Zac Efron s’offre en effet un rôle immersif, à l’arc narratif complexe. Une vraie performance pour l’acteur qui nous avait déjà habitué chez Harmony Korine («The Beach Bum») et James Franco («The Disaster Artist») à des prestations loin des lumières sous lesquelles il s’est formé : «Ce film, cette expérience, ce niveau de narration, travailler avec des gens comme Peter Farrelly et Russell Crowe... J’essaye de ne pas trop y penser, mais si j’avais eu l’occasion de décider, c’est comme ça que j'aurais souhaité commencer ma carrière. (rires)…»
«The Greatest Beer Run Ever» est aussi l’occasion de découvrir d'excellents seconds rôles interprétés notamment par les talentueux Russell Crowe dans la peau d’un photographe de guerre à Saïgon et Bill Murray en patron de café à New-York. «Ce sont de vrais pros.» nous dit le cinéaste. «Entre les prises, ils conseillaient les acteurs moins expérimentés. (...) Avoir Bill Murray et Russell Crowe disponibles et capables de peaufiner la performance des acteurs, c'était un cadeau phénoménal…» Zac Efron en était lui-même enchanté: «C’était extraordinaire de voir de telles légendes au travail. Quand ces deux gars-là sont dans les parages, tout le monde est un peu plus grand. Ils étaient mes héros, et ils le sont toujours (rires). Parfois, tu rencontres les gens que tu admires, et puis c’est plus décevant que prévu. Vraisemblablement, il y a des exceptions à la règle…»

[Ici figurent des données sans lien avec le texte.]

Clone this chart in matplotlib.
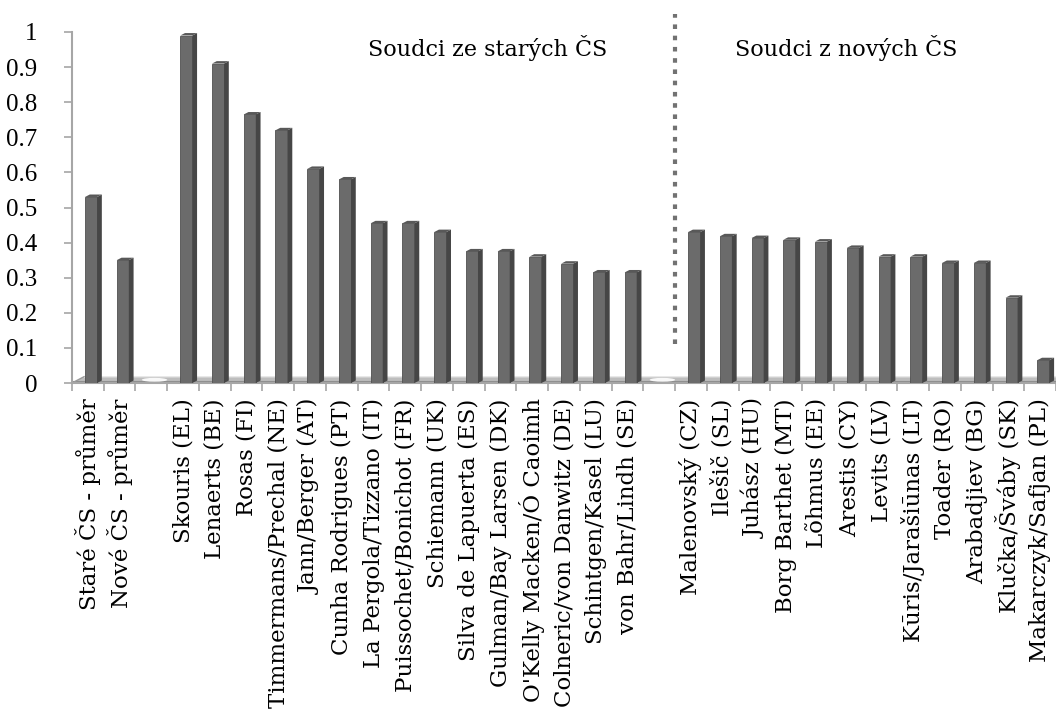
import matplotlib
matplotlib.use("Agg")
import matplotlib.pyplot as plt
from matplotlib.patches import Polygon, Ellipse

avg_labels = ["Staré ČS - průměr", "Nové ČS - průměr"]
avg_values = [0.53, 0.35]

old_labels = ["Skouris (EL)", "Lenaerts (BE)", "Rosas (FI)", "Timmermans/Prechal (NE)",
              "Jann/Berger (AT)", "Cunha Rodrigues (PT)", "La Pergola/Tizzano (IT)",
              "Puissochet/Bonichot (FR)", "Schiemann (UK)", "Silva de Lapuerta (ES)",
              "Gulman/Bay Larsen (DK)", "O'Kelly Macken/Ó Caoimh", "Colneric/von Danwitz (DE)",
              "Schintgen/Kasel (LU)", "von Bahr/Lindh (SE)"]
old_values = [0.99, 0.91, 0.765, 0.72, 0.61, 0.58, 0.455, 0.455, 0.43, 0.375,
              0.375, 0.36, 0.34, 0.315, 0.315]

new_labels = ["Malenovský (CZ)", "Ilešič (SL)", "Juhász (HU)", "Borg Barthet (MT)",
              "Lõhmus (EE)", "Arestis (CY)", "Levits (LV)", "Kūris/Jarašiūnas (LT)",
              "Toader (RO)", "Arabadjiev (BG)", "Klučka/Šváby (SK)", "Makarczyk/Safjan (PL)"]
new_values = [0.43, 0.418, 0.413, 0.408, 0.403, 0.385, 0.36, 0.36, 0.342, 0.342,
              0.243, 0.065]

old_title = "Soudci ze starých ČS"
new_title = "Soudci z nových ČS"

# one empty slot between the groups
labels = avg_labels + [""] + old_labels + [""] + new_labels
values = avg_values + [None] + old_values + [None] + new_values
n = len(labels)
xs = list(range(n))

front = "#6b6b6b"
side = "#464646"
top = "#585858"
axis_gray = "#a6a6a6"

fig = plt.figure(figsize=(10.56, 7.10), dpi=100)
ax = fig.add_axes([72 / 1056, 327 / 710, 984 / 1056, 383 / 710])
ax.set_xlim(-0.5, n - 0.5)
ax.set_ylim(0, 383 / 351)

# floor, seen a little from above
fd = 0.38
fh = 0.018
ax.add_patch(Polygon([(-0.5, 0), (n - 0.5, 0), (n - 0.5 + fd, fh), (-0.5 + fd, fh)],
                     closed=True, facecolor="#bdbdbd", edgecolor="none", zorder=1))
ax.plot([-0.5, n - 0.5], [0.0015, 0.0015], color="#8e8e8e", lw=1.5, zorder=1.2)
ax.plot([-0.5, -0.5 + fd], [0, fh], color="#9a9a9a", lw=1.0, zorder=1.2)
ax.plot([-0.5 + fd, n], [fh, fh], color="#cfcfcf", lw=0.8, zorder=1.2)
for i, v in enumerate(values):
    if v is None:
        ax.add_patch(Ellipse((i + 0.1, 0.009), 0.8, 0.011, facecolor="white",
                             edgecolor="none", alpha=0.9, zorder=1.5))

# bars with a bit of depth
w = 0.38
dx = 0.15
dy = 0.007
bx = [x - 0.09 for x, v in zip(xs, values) if v is not None]
bv = [v for v in values if v is not None]
ax.bar(bx, bv, width=w, align="edge", color=front, edgecolor="#505050", lw=0.6, zorder=3)
for x0, v in zip(bx, bv):
    ax.add_patch(Polygon([(x0 + w, 0), (x0 + w + dx, dy), (x0 + w + dx, v + dy), (x0 + w, v)],
                         closed=True, facecolor=side, edgecolor="none", zorder=3))
    ax.add_patch(Polygon([(x0, v), (x0 + w, v), (x0 + w + dx, v + dy), (x0 + dx, v + dy)],
                         closed=True, facecolor=top, edgecolor="none", zorder=3))

# separator
ax.plot([18.5, 18.5], [0.11, 1.05], color="#727272", lw=3.0, linestyle=(0, (1.1, 1.6)),
        zorder=2)

ax.text(12.6, 0.955, old_title, ha="center", va="center", fontsize=16,
        family="DejaVu Serif")
ax.text(23.9, 0.955, new_title, ha="center", va="center", fontsize=16,
        family="DejaVu Serif")

for s in ["top", "right"]:
    ax.spines[s].set_visible(False)
ax.spines["left"].set_bounds(0, 1)
ax.spines["left"].set_color(axis_gray)
ax.spines["left"].set_linewidth(1.5)
ax.spines["bottom"].set_color(axis_gray)
ax.spines["bottom"].set_linewidth(1.5)

ax.set_yticks([i / 10 for i in range(11)])
ax.set_yticklabels(["0"] + ["0.%d" % i for i in range(1, 10)] + ["1"],
                   family="Liberation Serif", fontsize=18)
ax.tick_params(axis="y", color=axis_gray, length=6, width=1.2, pad=19)

ax.set_xticks([x - 0.5 for x in xs] + [n - 0.5], minor=True)
ax.set_xticks(xs)
ax.set_xticklabels(labels, rotation=90, family="DejaVu Serif", fontsize=16.5)
ax.tick_params(axis="x", which="major", length=0, pad=11)
ax.tick_params(axis="x", which="minor", length=6, color=axis_gray, width=1.2)

fig.savefig("out.png", dpi=100)
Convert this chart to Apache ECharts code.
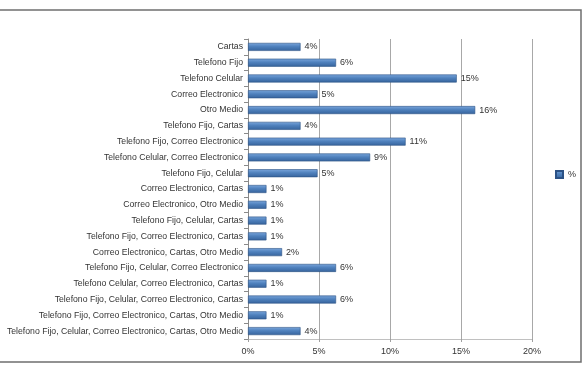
<!DOCTYPE html>
<html>
<head>
<meta charset="utf-8">
<script src="https://cdn.jsdelivr.net/npm/echarts@6/dist/echarts.min.js"></script>
<style>
html, body { margin: 0; padding: 0; background: #fff; }
#main { width: 586px; height: 366px; }
</style>
</head>
<body>
<div id="main"></div>
<script>
// categories, top to bottom as in the picture
var categorias = [
    'Cartas',
    'Telefono Fijo',
    'Telefono Celular',
    'Correo Electronico',
    'Otro Medio',
    'Telefono Fijo, Cartas',
    'Telefono Fijo, Correo Electronico',
    'Telefono Celular, Correo Electronico',
    'Telefono Fijo, Celular',
    'Correo Electronico, Cartas',
    'Correo Electronico, Otro Medio',
    'Telefono Fijo, Celular, Cartas',
    'Telefono Fijo, Correo Electronico, Cartas',
    'Correo Electronico, Cartas, Otro Medio',
    'Telefono Fijo, Celular, Correo Electronico',
    'Telefono Celular, Correo Electronico, Cartas',
    'Telefono Fijo, Celular, Correo Electronico, Cartas',
    'Telefono Fijo, Correo Electronico, Cartas, Otro Medio',
    'Telefono Fijo, Celular, Correo Electronico, Cartas, Otro Medio'
];
var porcentajes = [3.7, 6.2, 14.7, 4.9, 16.0, 3.7, 11.1, 8.6, 4.9, 1.3, 1.3, 1.3, 1.3, 2.4, 6.2, 1.3, 6.2, 1.3, 3.7];
var ejeX = [0, 5, 10, 15, 20];

var myChart = echarts.init(document.getElementById('main'));

var fuente = '"Liberation Sans Narrow", "Liberation Sans", sans-serif';

var option = {
    animation: false,
    graphic: [{
        type: 'rect',
        shape: { x: -2, y: 10, width: 583, height: 352 },
        style: { fill: 'none', stroke: '#6f6f6f', lineWidth: 1.5 },
        silent: true
    }],
    legend: {
        data: ['%'],
        right: 5,
        top: 165,
        orient: 'vertical',
        itemWidth: 7,
        itemHeight: 7,
        itemGap: 4,
        icon: 'rect',
        textStyle: { fontFamily: fuente, fontSize: 9, color: '#333' }
    },
    grid: {
        left: 248,
        right: 54,
        top: 39,
        bottom: 27,
        outerBoundsMode: 'none'
    },
    xAxis: {
        type: 'value',
        min: ejeX[0],
        max: ejeX[ejeX.length - 1],
        interval: 5,
        axisLabel: {
            formatter: '{value}%',
            fontFamily: fuente,
            fontSize: 9,
            color: '#333',
            margin: 8
        },
        axisLine: { show: true, lineStyle: { color: '#c0c0c0' } },
        axisTick: { show: true, length: 3, lineStyle: { color: '#a0a0a0' } },
        splitLine: { show: true, lineStyle: { color: '#a8a8a8' } }
    },
    yAxis: {
        type: 'category',
        inverse: true,
        data: categorias,
        axisLine: { show: true, lineStyle: { color: '#8a8a8a' } },
        axisTick: { show: true, length: 4, lineStyle: { color: '#8a8a8a' } },
        axisLabel: {
            fontFamily: fuente,
            fontSize: 8.7,
            color: '#333',
            margin: 5
        }
    },
    series: [
        {
            name: '%',
            type: 'bar',
            data: porcentajes,
            barWidth: 8,
            itemStyle: {
                color: new echarts.graphic.LinearGradient(0, 0, 0, 1, [
                    { offset: 0, color: '#7aa6dc' },
                    { offset: 0.45, color: '#4f81bd' },
                    { offset: 1, color: '#36639c' }
                ]),
                borderColor: '#2c5285',
                borderWidth: 0.6
            },
            label: {
                show: true,
                position: 'right',
                distance: 4,
                fontFamily: fuente,
                fontSize: 9,
                color: '#333',
                formatter: function (p) { return Math.round(p.value) + '%'; }
            }
        }
    ]
};

myChart.setOption(option);
</script>
</body>
</html>
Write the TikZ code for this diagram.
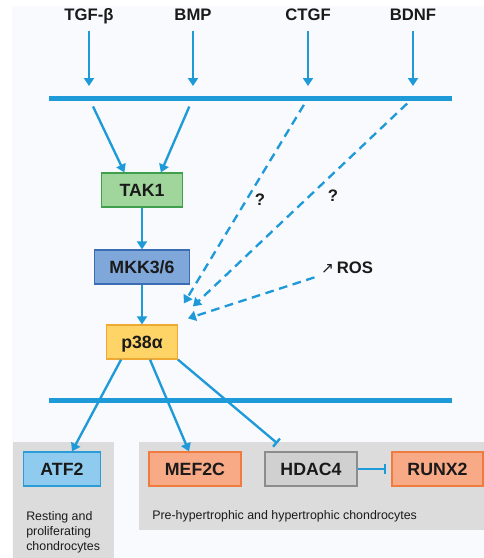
\documentclass[tikz,border=0pt]{standalone}
\usepackage{fontspec}
\setmainfont{Liberation Sans}
\newfontfamily\dejavu{DejaVu Sans}
\usepackage{tikz}
\usetikzlibrary{positioning}
\usetikzlibrary{calc}
\usetikzlibrary{arrows.meta}
\usepackage{xcolor}

\definecolor{sig}{HTML}{1E9AD8}
\definecolor{bgc}{HTML}{F9FAFD}
\definecolor{zone}{HTML}{DCDCDC}
\definecolor{ink}{HTML}{1A1A1A}
\definecolor{takf}{HTML}{A0D59C}
\definecolor{takd}{HTML}{3F9F4C}
\definecolor{mkkf}{HTML}{80A7DA}
\definecolor{mkkd}{HTML}{3A6DB3}
\definecolor{p38f}{HTML}{FFD466}
\definecolor{p38d}{HTML}{EFA832}
\definecolor{atff}{HTML}{8FCBEF}
\definecolor{atfd}{HTML}{2B9CD8}
\definecolor{oraf}{HTML}{F8A985}
\definecolor{orad}{HTML}{EF7B3F}
\definecolor{hdaf}{HTML}{D0D0D0}
\definecolor{hdad}{HTML}{8C8C8C}

\begin{document}
\begin{tikzpicture}[x=0.75pt, y=-0.75pt,
        lbl/.style={text=ink, font=\bfseries\fontsize{12.5}{15}\selectfont, text height=9pt, text depth=2.5pt},
        box/.style={draw, line width=0.9pt, minimum height=25.5pt, inner sep=0pt, text=ink,
            text height=9.5pt, text depth=0pt, font=\bfseries\fontsize{13.3}{15}\selectfont},
        note/.style={text=ink, font=\fontsize{9.3}{11.25}\selectfont, align=left, inner sep=0pt, anchor=north west},
        act/.style={sig, line width=1.75pt, -{Triangle[length=6pt,width=7.5pt]}},
        dsh/.style={act, dash pattern=on 6.5pt off 4.2pt},
        inh/.style={sig, line width=1.75pt, -{Bar[width=8pt,line width=1.75pt]}},
        bar/.style={sig, line width=3.75pt}]
        \useasboundingbox (0,0) rectangle (484,558);
        \fill[bgc] (12,6) rectangle (484,558);
        \fill[zone] (13,442) rectangle (114,558);
        \fill[zone] (139,442) rectangle (484,530);

        \node[lbl] (tgf) at (89,16) {TGF-β};
        \node[lbl] (bmp) at (193,16) {BMP};
        \node[lbl] (ctgf) at (308,16) {CTGF};
        \node[lbl] (bdnf) at (413,16) {BDNF};

        \coordinate (in) at (0,86);
        \coordinate (m1) at (49,98);
        \coordinate (m2) at (452,98);
        \coordinate (n1) at (49,400);
        \coordinate (n2) at (452,400);

        \foreach \s in {tgf,bmp,ctgf,bdnf}
            \draw[act, shorten <=2pt] (\s) -- (\s |- in);
        \draw[bar] (m1) -- (m2);

        \node[box, fill=takf, draw=takd, minimum width=61pt] (tak) at (142,190) {TAK1};
        \node[box, fill=mkkf, draw=mkkd, minimum width=71.5pt] (mkk) at (142,267) {MKK3/6};
        \node[box, fill=p38f, draw=p38d, minimum width=53pt] (p38) at (142,342) {p38α};

        \node[lbl] (q1) at (260,201) {?};
        \node[lbl] (q2) at (333,197) {?};
        \node[lbl] (ros) at (347,269) {{\dejavu\mdseries\fontsize{11.5}{12}\selectfont ↗}\,ROS};

        \draw[act, shorten <=7pt] (tgf |- m1) -- (tak.135);
        \draw[act, shorten <=7pt] (bmp |- m1) -- (tak.43);
        \draw[act] (tak) -- (mkk);
        \draw[act] (mkk) -- (p38);
        \draw[dsh, shorten <=6pt] (ctgf |- m1) -- ($(p38.north east)+(6,-21)$);
        \draw[dsh, shorten <=6pt] (bdnf |- m1) -- ($(p38.north east)+(15,-18)$);
        \draw[dsh] ($(ros.south west)+(-2,-4)$) -- ($(p38.north east)+(10,-6)$);

        \draw[bar] (n1) -- (n2);

        \node[box, fill=atff, draw=atfd, minimum width=58pt] (atf) at (62,469) {ATF2};
        \node[box, fill=oraf, draw=orad, minimum width=69pt] (mef) at (195,469) {MEF2C};
        \node[box, fill=hdaf, draw=hdad, minimum width=69pt] (hdac) at (311,469) {HDAC4};
        \node[box, fill=oraf, draw=orad, minimum width=68.25pt] (runx) at (437.5,469) {RUNX2};

        \draw[act] ($(p38.south west)+(15,0)$) -- ($(atf.north)+(10,0)$);
        \draw[act] ($(p38.south)+(8,0)$) -- ($(mef.north)+(-6,0)$);
        \draw[inh] (p38.south east) -- ($(hdac.north west)+(13,-8)$);
        \draw[inh, shorten >=3.75pt] (hdac) -- (runx);

        \node[note] (rest) at (26,511) {Resting and\\proliferating\\chondrocytes};
        \node[note] (pre) at (152,510) {Pre-hypertrophic and hypertrophic chondrocytes};
\end{tikzpicture}
\end{document}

Il n’en fallait pas moins pour déclencher un rire sensible en zone de conflit et peut-être rendre à cette histoire son éloquence. «Le postulat de départ est tellement stupide que ça donne quelque chose de loufoque à l’ensemble. Et il devient facile de rire gentiment du personnage tout en observant son incroyable aventure. La brutalité de son arrivée au Vietnam change le ton du film, c'est vrai, mais c’est un changement graduel, pour lui aussi d’ailleurs…»
Et Peter Farrelly de conclure : «Ça permet aussi de montrer que le leadership américain au Vietnam était une catastrophe. Personne ne s’en rendait bien compte à l’époque. Les États-Unis ont pensé que c’était une guerre justifiée, et on s’en est rendu coupable.»
«The Greatest Beer Run Ever» est disponible depuis le 30 septembre sur Apple TV+.